Exercise objective:
Extract each line holding the word "code" from the entries.

━━━━━ Supplied records

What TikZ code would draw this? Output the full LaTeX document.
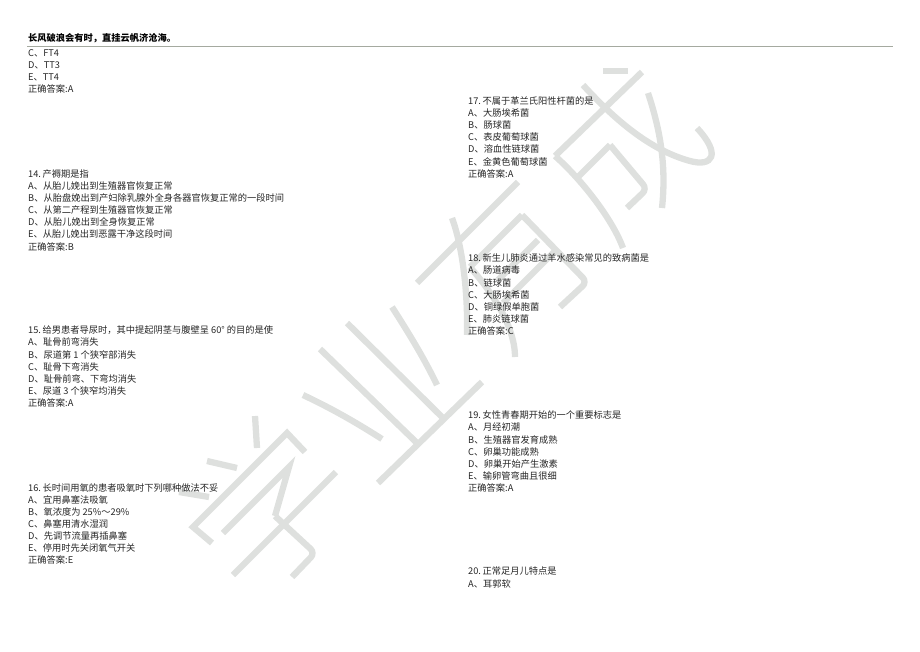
\documentclass[tikz,border=0pt]{standalone}
\usepackage{fontspec}
\setmainfont{Noto Sans CJK SC}
\definecolor{wmgray}{RGB}{222,224,222}
\definecolor{rulegray}{RGB}{165,170,160}
\tikzset{
    wmark/.style={draw=wmgray, line width=6.3pt},
    qblock/.style={anchor=north west, inner sep=0pt, align=left, text=black!85,
        font=\fontsize{9.25}{12.1}\selectfont},
}
\begin{document}
\begin{tikzpicture}[x=1pt, y=-1pt]
                    \useasboundingbox (0,0) rectangle (920,651);
                    %xue%
                    \draw[wmark] (255,416) -- (257,448);
                    \draw[wmark] (207,461) -- (237,468);
                    \draw[wmark] (179,492) -- (209,497);
                    \draw[wmark] (212,543) -- (193,527) -- (287,433) -- (305,452);
                    \draw[wmark] (223,533) -- (289,467) -- (275,516);
                    \draw[wmark, rounded corners=6pt] (275,516) -- (315,553) -- (292,577);
                    \draw[wmark] (233,575) -- (336,472);
                    %ye%
                    \draw[wmark] (303,395) .. controls (335,410) and (360,425) .. (382,439);
                    \draw[wmark] (320,349) -- (417,443);
                    \draw[wmark] (347,323) -- (442,417);
                    \draw[wmark] (392,307) .. controls (410,335) and (425,360) .. (437,385);
                    \draw[wmark] (378,483) -- (482,382);
                    %you%
                    \draw[wmark] (417,283) -- (518,182);
                    \draw[wmark] (452,218) .. controls (462,245) and (468,290) .. (467,335);
                    \draw[wmark] (470,267) -- (522,215);
                    \draw[wmark, rounded corners=6pt] (522,215) -- (587,282) -- (560,307);
                    \draw[wmark] (470,267) .. controls (490,290) and (515,325) .. (515,357);
                    \draw[wmark] (538,240) -- (498,280);
                    \draw[wmark] (556,250) -- (503,303);
                    %cheng%
                    \draw[wmark] (603,71) -- (628,71);
                    \draw[wmark] (642,72) -- (555,156);
                    \draw[wmark] (555,156) .. controls (580,178) and (612,218) .. (623,248);
                    \draw[wmark] (610,145) -- (578,177);
                    \draw[wmark, rounded corners=6pt] (610,145) -- (647,189) -- (627,208);
                    \draw[wmark] (583,85) .. controls (615,120) and (650,150) .. (690,161)
                        .. controls (712,167) and (722,155) .. (697,128);
                    \draw[wmark] (648,93) .. controls (662,135) and (666,170) .. (662,208);

                    \node[anchor=west, inner sep=0pt, font=\fontsize{9.25}{12}\selectfont\bfseries] (motto) at (28,38) {长风破浪会有时，直挂云帆济沧海。};
                    \coordinate (ruleL) at (27,46.5);
                    \coordinate (ruleR) at (893,46.5);
                    \draw[rulegray, line width=1.2pt] (ruleL) -- (ruleR);

                    \node[qblock] (qthirteen) at (28,49) {C、FT4\\D、TT3\\E、TT4\\正确答案:A};
                    \node[qblock] (qfourteen) at (28,169.5) {14.\,产褥期是指\\A、从胎儿娩出到生殖器官恢复正常\\B、从胎盘娩出到产妇除乳腺外全身各器官恢复正常的一段时间\\C、从第二产程到生殖器官恢复正常\\D、从胎儿娩出到全身恢复正常\\E、从胎儿娩出到恶露干净这段时间\\正确答案:B};
                    \node[qblock] (qfifteen) at (28,325.8) {15.\,给男患者导尿时，其中提起阴茎与腹壁呈 60° 的目的是使\\A、耻骨前弯消失\\B、尿道第 1 个狭窄部消失\\C、耻骨下弯消失\\D、耻骨前弯、下弯均消失\\E、尿道 3 个狭窄均消失\\正确答案:A};
                    \node[qblock] (qsixteen) at (28,483.2) {16.\,长时间用氧的患者吸氧时下列哪种做法不妥\\A、宜用鼻塞法吸氧\\B、氧浓度为 25\%～29\%\\C、鼻塞用清水湿润\\D、先调节流量再插鼻塞\\E、停用时先关闭氧气开关\\正确答案:E};
                    \node[qblock] (qseventeen) at (468,96.5) {17.\,不属于革兰氏阳性杆菌的是\\A、大肠埃希菌\\B、肠球菌\\C、表皮葡萄球菌\\D、溶血性链球菌\\E、金黄色葡萄球菌\\正确答案:A};
                    \node[qblock] (qeighteen) at (468,253.8) {18.\,新生儿肺炎通过羊水感染常见的致病菌是\\A、肠道病毒\\B、链球菌\\C、大肠埃希菌\\D、铜绿假单胞菌\\E、肺炎链球菌\\正确答案:C};
                    \node[qblock] (qnineteen) at (468,410.8) {19.\,女性青春期开始的一个重要标志是\\A、月经初潮\\B、生殖器官发育成熟\\C、卵巢功能成熟\\D、卵巢开始产生激素\\E、输卵管弯曲且很细\\正确答案:A};
                    \node[qblock] (qtwenty) at (468,567) {20.\,正常足月儿特点是\\A、耳郭软};
                \end{tikzpicture}
\end{document}
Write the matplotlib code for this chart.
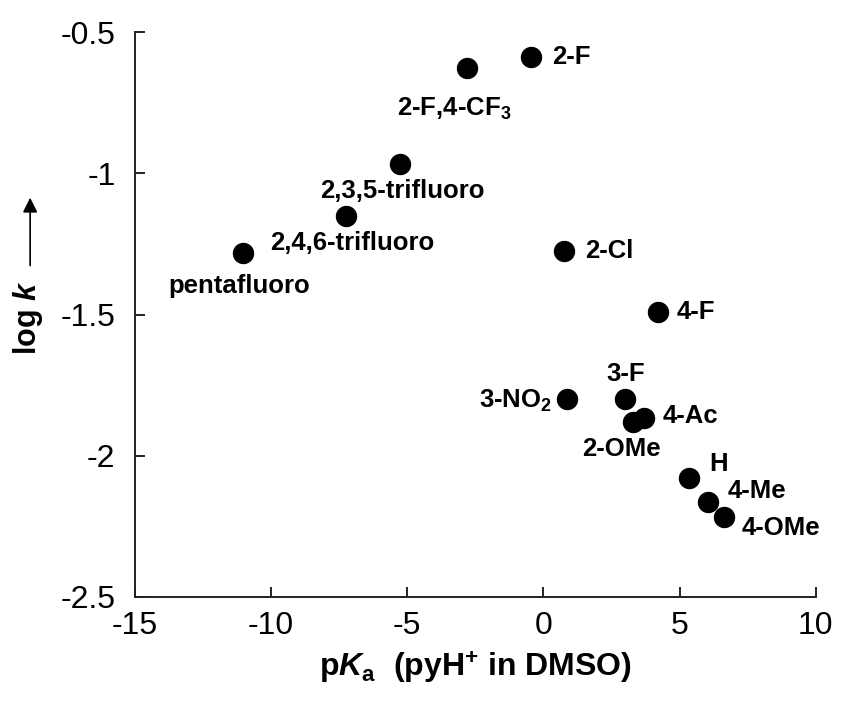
import matplotlib
matplotlib.use("Agg")
import matplotlib.pyplot as plt

plt.rcParams['font.family'] = ['Liberation Sans', 'DejaVu Sans']
plt.rcParams['mathtext.fontset'] = 'custom'
plt.rcParams['mathtext.rm'] = 'Liberation Sans:bold'
plt.rcParams['mathtext.bf'] = 'Liberation Sans:bold'
plt.rcParams['mathtext.it'] = 'Liberation Sans:italic:bold'

# data
names = ['pentafluoro', '2,4,6-trifluoro', '2,3,5-trifluoro', '2-F,4-CF$_3$', '2-F',
         '2-Cl', '4-F', '3-NO$_2$', '3-F', '4-Ac', '2-OMe', 'H', '4-Me', '4-OMe']
pka = [-11.03, -7.24, -5.26, -2.79, -0.44, 0.74, 4.19, 0.88, 2.98, 3.68, 3.27, 5.33, 6.03, 6.62]
logk = [-1.28, -1.149, -0.965, -0.628, -0.589, -1.273, -1.49, -1.798, -1.798, -1.865, -1.88,
        -2.078, -2.163, -2.216]

# label offsets in pixels and alignment
offsets = [(-75, -33, 'left'), (-76, -27, 'left'), (-80, -27, 'left'), (-70, -40, 'left'),
           (21, 0, 'left'), (22, 0, 'left'), (19, 0, 'left'), (-15, -2, 'right'),
           (-18, 25, 'left'), (19, 2, 'left'), (-50, -27, 'left'), (21, 14, 'left'),
           (20, 11, 'left'), (18, -11, 'left')]

fig = plt.figure(figsize=(8.41, 7.02), dpi=100)
ax = fig.add_axes([0.1605, 0.1496, 0.8095, 0.8044])

ax.plot(pka, logk, 'o', color='black', markersize=14.4, linestyle='none', zorder=3)

for n, x, y, (dx, dy, ha) in zip(names, pka, logk, offsets):
    ax.annotate(n, (x, y), xytext=(dx, dy), textcoords='offset pixels',
                ha=ha, va='center', fontsize=18.5, fontweight='bold')

ax.set_xlim(-15, 10)
ax.set_ylim(-2.5, -0.5)
ax.set_xticks([-15, -10, -5, 0, 5, 10])
ax.set_yticks([-2.5, -2, -1.5, -1, -0.5])
ax.set_yticklabels(['-2.5', '-2', '-1.5', '-1', '-0.5'])
ax.set_xticklabels(['-15', '-10', '-5', '0', '5', '10'])

for s in ['top', 'right']:
    ax.spines[s].set_visible(False)
for s in ['left', 'bottom']:
    ax.spines[s].set_linewidth(1.4)
    ax.spines[s].set_color('#222222')
ax.tick_params(direction='in', length=7, width=1.4, color='#222222',
               labelsize=23)
ax.tick_params(axis='y', pad=14)
ax.tick_params(axis='x', pad=10)

ax.set_xlabel(r'p$\it{K}$$_\mathbf{a}$  (pyH$^\mathbf{+}$ in DMSO)', fontsize=23,
              fontweight='bold', labelpad=6)

ax.text(-0.157, 0.494, r'log $\it{k}$', transform=ax.transAxes, rotation=90,
        ha='center', va='center', fontsize=22, fontweight='bold')
ax.annotate('', xy=(-0.154, 0.712), xytext=(-0.154, 0.582), xycoords='axes fraction',
            textcoords='axes fraction', annotation_clip=False,
            arrowprops=dict(arrowstyle='-|>', color='black', lw=1.2,
                            mutation_scale=22))

fig.savefig('out.png', dpi=100)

━━━━━━━━━━

Result:
What TikZ code would draw this? Output the full LaTeX document.
Write the matplotlib code for this chart.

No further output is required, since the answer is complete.